Work required » The complete listing should be restated exactly.

..........

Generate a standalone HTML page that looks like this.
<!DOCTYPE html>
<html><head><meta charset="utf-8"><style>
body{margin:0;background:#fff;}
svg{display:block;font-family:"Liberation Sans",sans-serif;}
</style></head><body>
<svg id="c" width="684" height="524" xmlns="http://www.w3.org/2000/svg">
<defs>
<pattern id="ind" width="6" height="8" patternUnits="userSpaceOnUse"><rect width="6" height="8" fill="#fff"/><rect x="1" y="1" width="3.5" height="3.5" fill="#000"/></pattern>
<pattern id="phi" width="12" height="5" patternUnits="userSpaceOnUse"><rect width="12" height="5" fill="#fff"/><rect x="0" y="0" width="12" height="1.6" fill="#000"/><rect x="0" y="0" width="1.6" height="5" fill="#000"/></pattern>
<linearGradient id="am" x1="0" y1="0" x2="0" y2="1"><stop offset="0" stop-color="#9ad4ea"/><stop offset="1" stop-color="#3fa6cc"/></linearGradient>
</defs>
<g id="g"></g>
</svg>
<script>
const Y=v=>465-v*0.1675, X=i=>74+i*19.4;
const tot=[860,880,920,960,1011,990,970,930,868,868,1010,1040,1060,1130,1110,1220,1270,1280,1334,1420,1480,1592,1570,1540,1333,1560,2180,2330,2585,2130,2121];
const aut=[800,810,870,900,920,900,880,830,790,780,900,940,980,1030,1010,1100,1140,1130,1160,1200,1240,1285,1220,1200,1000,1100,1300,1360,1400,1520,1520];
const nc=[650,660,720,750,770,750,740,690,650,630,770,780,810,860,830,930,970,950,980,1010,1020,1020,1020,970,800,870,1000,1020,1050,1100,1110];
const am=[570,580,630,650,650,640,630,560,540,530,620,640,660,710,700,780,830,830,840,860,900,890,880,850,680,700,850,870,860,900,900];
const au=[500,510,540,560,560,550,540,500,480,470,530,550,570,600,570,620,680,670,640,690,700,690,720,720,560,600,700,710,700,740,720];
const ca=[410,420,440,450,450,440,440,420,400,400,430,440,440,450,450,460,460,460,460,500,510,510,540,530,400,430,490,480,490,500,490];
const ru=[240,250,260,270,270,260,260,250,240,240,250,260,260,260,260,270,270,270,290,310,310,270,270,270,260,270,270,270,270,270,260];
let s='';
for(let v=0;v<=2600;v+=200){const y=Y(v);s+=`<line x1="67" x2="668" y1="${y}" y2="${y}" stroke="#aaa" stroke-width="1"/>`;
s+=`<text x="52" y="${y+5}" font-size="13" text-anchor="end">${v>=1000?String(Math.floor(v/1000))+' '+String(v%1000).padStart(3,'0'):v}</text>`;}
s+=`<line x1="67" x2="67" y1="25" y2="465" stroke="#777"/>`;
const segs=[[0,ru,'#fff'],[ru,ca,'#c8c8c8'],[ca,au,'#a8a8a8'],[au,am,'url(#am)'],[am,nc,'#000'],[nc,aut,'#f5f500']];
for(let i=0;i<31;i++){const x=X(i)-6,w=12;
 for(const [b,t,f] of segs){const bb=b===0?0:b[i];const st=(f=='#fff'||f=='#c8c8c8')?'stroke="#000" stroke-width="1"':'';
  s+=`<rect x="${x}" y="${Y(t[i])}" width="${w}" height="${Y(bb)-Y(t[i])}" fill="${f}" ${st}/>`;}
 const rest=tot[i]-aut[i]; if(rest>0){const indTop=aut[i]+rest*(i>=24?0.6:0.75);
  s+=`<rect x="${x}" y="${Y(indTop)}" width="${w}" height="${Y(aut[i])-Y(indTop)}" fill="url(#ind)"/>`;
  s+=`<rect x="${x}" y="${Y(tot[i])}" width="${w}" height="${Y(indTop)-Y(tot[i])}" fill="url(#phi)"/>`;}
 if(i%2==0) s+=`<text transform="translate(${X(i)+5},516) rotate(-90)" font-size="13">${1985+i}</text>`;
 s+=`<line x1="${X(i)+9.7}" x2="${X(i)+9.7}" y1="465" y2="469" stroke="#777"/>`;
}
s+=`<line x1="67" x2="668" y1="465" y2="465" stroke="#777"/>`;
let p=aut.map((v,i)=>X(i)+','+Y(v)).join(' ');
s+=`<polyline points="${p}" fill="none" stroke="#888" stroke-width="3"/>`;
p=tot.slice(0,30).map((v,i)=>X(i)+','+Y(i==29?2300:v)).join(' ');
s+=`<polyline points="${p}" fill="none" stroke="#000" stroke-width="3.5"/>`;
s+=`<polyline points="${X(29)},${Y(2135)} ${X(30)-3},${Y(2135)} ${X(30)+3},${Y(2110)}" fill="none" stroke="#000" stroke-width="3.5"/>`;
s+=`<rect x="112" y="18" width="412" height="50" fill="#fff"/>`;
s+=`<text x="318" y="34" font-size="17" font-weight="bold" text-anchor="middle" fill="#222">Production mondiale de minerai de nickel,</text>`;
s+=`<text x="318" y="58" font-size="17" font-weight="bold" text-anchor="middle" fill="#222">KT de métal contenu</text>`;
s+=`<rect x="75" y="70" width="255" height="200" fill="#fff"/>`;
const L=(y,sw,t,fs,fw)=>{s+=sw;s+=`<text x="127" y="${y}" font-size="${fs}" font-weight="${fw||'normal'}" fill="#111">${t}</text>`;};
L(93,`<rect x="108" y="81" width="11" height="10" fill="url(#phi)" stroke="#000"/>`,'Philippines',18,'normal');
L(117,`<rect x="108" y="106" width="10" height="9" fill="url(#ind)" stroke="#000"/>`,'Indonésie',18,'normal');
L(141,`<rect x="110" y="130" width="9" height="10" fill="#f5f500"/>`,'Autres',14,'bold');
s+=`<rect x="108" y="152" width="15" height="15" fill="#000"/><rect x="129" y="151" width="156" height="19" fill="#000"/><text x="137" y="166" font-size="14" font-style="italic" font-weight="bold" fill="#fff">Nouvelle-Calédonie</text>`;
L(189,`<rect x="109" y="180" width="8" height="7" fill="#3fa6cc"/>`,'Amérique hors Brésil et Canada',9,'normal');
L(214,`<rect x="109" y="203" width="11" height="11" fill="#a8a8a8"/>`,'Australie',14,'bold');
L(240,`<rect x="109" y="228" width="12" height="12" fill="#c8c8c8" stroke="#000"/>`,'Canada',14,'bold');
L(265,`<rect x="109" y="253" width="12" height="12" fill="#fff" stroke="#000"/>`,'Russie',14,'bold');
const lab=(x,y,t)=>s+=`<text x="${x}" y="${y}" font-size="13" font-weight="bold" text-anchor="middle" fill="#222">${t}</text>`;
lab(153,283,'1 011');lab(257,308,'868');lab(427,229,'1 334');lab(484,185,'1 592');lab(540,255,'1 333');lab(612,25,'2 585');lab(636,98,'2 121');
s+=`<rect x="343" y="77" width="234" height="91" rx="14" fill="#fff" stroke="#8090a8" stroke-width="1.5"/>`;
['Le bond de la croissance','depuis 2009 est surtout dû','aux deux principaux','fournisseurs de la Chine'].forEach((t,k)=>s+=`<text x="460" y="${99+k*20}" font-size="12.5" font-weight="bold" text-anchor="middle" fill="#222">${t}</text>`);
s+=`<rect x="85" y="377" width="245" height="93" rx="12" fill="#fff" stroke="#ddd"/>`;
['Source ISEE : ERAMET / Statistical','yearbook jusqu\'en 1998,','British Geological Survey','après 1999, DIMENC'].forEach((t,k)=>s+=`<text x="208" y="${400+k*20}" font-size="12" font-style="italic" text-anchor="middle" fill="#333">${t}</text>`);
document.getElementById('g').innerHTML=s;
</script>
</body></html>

..........

The response »
Generate a standalone HTML page that looks like this.
<!DOCTYPE html>
<html><head><meta charset="utf-8"><style>
body{margin:0;background:#fff;}
svg{display:block;font-family:"Liberation Sans",sans-serif;}
</style></head><body>
<svg id="c" width="684" height="524" xmlns="http://www.w3.org/2000/svg">
<defs>
<pattern id="ind" width="6" height="8" patternUnits="userSpaceOnUse"><rect width="6" height="8" fill="#fff"/><rect x="1" y="1" width="3.5" height="3.5" fill="#000"/></pattern>
<pattern id="phi" width="12" height="5" patternUnits="userSpaceOnUse"><rect width="12" height="5" fill="#fff"/><rect x="0" y="0" width="12" height="1.6" fill="#000"/><rect x="0" y="0" width="1.6" height="5" fill="#000"/></pattern>
<linearGradient id="am" x1="0" y1="0" x2="0" y2="1"><stop offset="0" stop-color="#9ad4ea"/><stop offset="1" stop-color="#3fa6cc"/></linearGradient>
</defs>
<g id="g"></g>
</svg>
<script>
const Y=v=>465-v*0.1675, X=i=>74+i*19.4;
const tot=[860,880,920,960,1011,990,970,930,868,868,1010,1040,1060,1130,1110,1220,1270,1280,1334,1420,1480,1592,1570,1540,1333,1560,2180,2330,2585,2130,2121];
const aut=[800,810,870,900,920,900,880,830,790,780,900,940,980,1030,1010,1100,1140,1130,1160,1200,1240,1285,1220,1200,1000,1100,1300,1360,1400,1520,1520];
const nc=[650,660,720,750,770,750,740,690,650,630,770,780,810,860,830,930,970,950,980,1010,1020,1020,1020,970,800,870,1000,1020,1050,1100,1110];
const am=[570,580,630,650,650,640,630,560,540,530,620,640,660,710,700,780,830,830,840,860,900,890,880,850,680,700,850,870,860,900,900];
const au=[500,510,540,560,560,550,540,500,480,470,530,550,570,600,570,620,680,670,640,690,700,690,720,720,560,600,700,710,700,740,720];
const ca=[410,420,440,450,450,440,440,420,400,400,430,440,440,450,450,460,460,460,460,500,510,510,540,530,400,430,490,480,490,500,490];
const ru=[240,250,260,270,270,260,260,250,240,240,250,260,260,260,260,270,270,270,290,310,310,270,270,270,260,270,270,270,270,270,260];
let s='';
for(let v=0;v<=2600;v+=200){const y=Y(v);s+=`<line x1="67" x2="668" y1="${y}" y2="${y}" stroke="#aaa" stroke-width="1"/>`;
s+=`<text x="52" y="${y+5}" font-size="13" text-anchor="end">${v>=1000?String(Math.floor(v/1000))+' '+String(v%1000).padStart(3,'0'):v}</text>`;}
s+=`<line x1="67" x2="67" y1="25" y2="465" stroke="#777"/>`;
const segs=[[0,ru,'#fff'],[ru,ca,'#c8c8c8'],[ca,au,'#a8a8a8'],[au,am,'url(#am)'],[am,nc,'#000'],[nc,aut,'#f5f500']];
for(let i=0;i<31;i++){const x=X(i)-6,w=12;
 for(const [b,t,f] of segs){const bb=b===0?0:b[i];const st=(f=='#fff'||f=='#c8c8c8')?'stroke="#000" stroke-width="1"':'';
  s+=`<rect x="${x}" y="${Y(t[i])}" width="${w}" height="${Y(bb)-Y(t[i])}" fill="${f}" ${st}/>`;}
 const rest=tot[i]-aut[i]; if(rest>0){const indTop=aut[i]+rest*(i>=24?0.6:0.75);
  s+=`<rect x="${x}" y="${Y(indTop)}" width="${w}" height="${Y(aut[i])-Y(indTop)}" fill="url(#ind)"/>`;
  s+=`<rect x="${x}" y="${Y(tot[i])}" width="${w}" height="${Y(indTop)-Y(tot[i])}" fill="url(#phi)"/>`;}
 if(i%2==0) s+=`<text transform="translate(${X(i)+5},516) rotate(-90)" font-size="13">${1985+i}</text>`;
 s+=`<line x1="${X(i)+9.7}" x2="${X(i)+9.7}" y1="465" y2="469" stroke="#777"/>`;
}
s+=`<line x1="67" x2="668" y1="465" y2="465" stroke="#777"/>`;
let p=aut.map((v,i)=>X(i)+','+Y(v)).join(' ');
s+=`<polyline points="${p}" fill="none" stroke="#888" stroke-width="3"/>`;
p=tot.slice(0,30).map((v,i)=>X(i)+','+Y(i==29?2300:v)).join(' ');
s+=`<polyline points="${p}" fill="none" stroke="#000" stroke-width="3.5"/>`;
s+=`<polyline points="${X(29)},${Y(2135)} ${X(30)-3},${Y(2135)} ${X(30)+3},${Y(2110)}" fill="none" stroke="#000" stroke-width="3.5"/>`;
s+=`<rect x="112" y="18" width="412" height="50" fill="#fff"/>`;
s+=`<text x="318" y="34" font-size="17" font-weight="bold" text-anchor="middle" fill="#222">Production mondiale de minerai de nickel,</text>`;
s+=`<text x="318" y="58" font-size="17" font-weight="bold" text-anchor="middle" fill="#222">KT de métal contenu</text>`;
s+=`<rect x="75" y="70" width="255" height="200" fill="#fff"/>`;
const L=(y,sw,t,fs,fw)=>{s+=sw;s+=`<text x="127" y="${y}" font-size="${fs}" font-weight="${fw||'normal'}" fill="#111">${t}</text>`;};
L(93,`<rect x="108" y="81" width="11" height="10" fill="url(#phi)" stroke="#000"/>`,'Philippines',18,'normal');
L(117,`<rect x="108" y="106" width="10" height="9" fill="url(#ind)" stroke="#000"/>`,'Indonésie',18,'normal');
L(141,`<rect x="110" y="130" width="9" height="10" fill="#f5f500"/>`,'Autres',14,'bold');
s+=`<rect x="108" y="152" width="15" height="15" fill="#000"/><rect x="129" y="151" width="156" height="19" fill="#000"/><text x="137" y="166" font-size="14" font-style="italic" font-weight="bold" fill="#fff">Nouvelle-Calédonie</text>`;
L(189,`<rect x="109" y="180" width="8" height="7" fill="#3fa6cc"/>`,'Amérique hors Brésil et Canada',9,'normal');
L(214,`<rect x="109" y="203" width="11" height="11" fill="#a8a8a8"/>`,'Australie',14,'bold');
L(240,`<rect x="109" y="228" width="12" height="12" fill="#c8c8c8" stroke="#000"/>`,'Canada',14,'bold');
L(265,`<rect x="109" y="253" width="12" height="12" fill="#fff" stroke="#000"/>`,'Russie',14,'bold');
const lab=(x,y,t)=>s+=`<text x="${x}" y="${y}" font-size="13" font-weight="bold" text-anchor="middle" fill="#222">${t}</text>`;
lab(153,283,'1 011');lab(257,308,'868');lab(427,229,'1 334');lab(484,185,'1 592');lab(540,255,'1 333');lab(612,25,'2 585');lab(636,98,'2 121');
s+=`<rect x="343" y="77" width="234" height="91" rx="14" fill="#fff" stroke="#8090a8" stroke-width="1.5"/>`;
['Le bond de la croissance','depuis 2009 est surtout dû','aux deux principaux','fournisseurs de la Chine'].forEach((t,k)=>s+=`<text x="460" y="${99+k*20}" font-size="12.5" font-weight="bold" text-anchor="middle" fill="#222">${t}</text>`);
s+=`<rect x="85" y="377" width="245" height="93" rx="12" fill="#fff" stroke="#ddd"/>`;
['Source ISEE : ERAMET / Statistical','yearbook jusqu\'en 1998,','British Geological Survey','après 1999, DIMENC'].forEach((t,k)=>s+=`<text x="208" y="${400+k*20}" font-size="12" font-style="italic" text-anchor="middle" fill="#333">${t}</text>`);
document.getElementById('g').innerHTML=s;
</script>
</body></html>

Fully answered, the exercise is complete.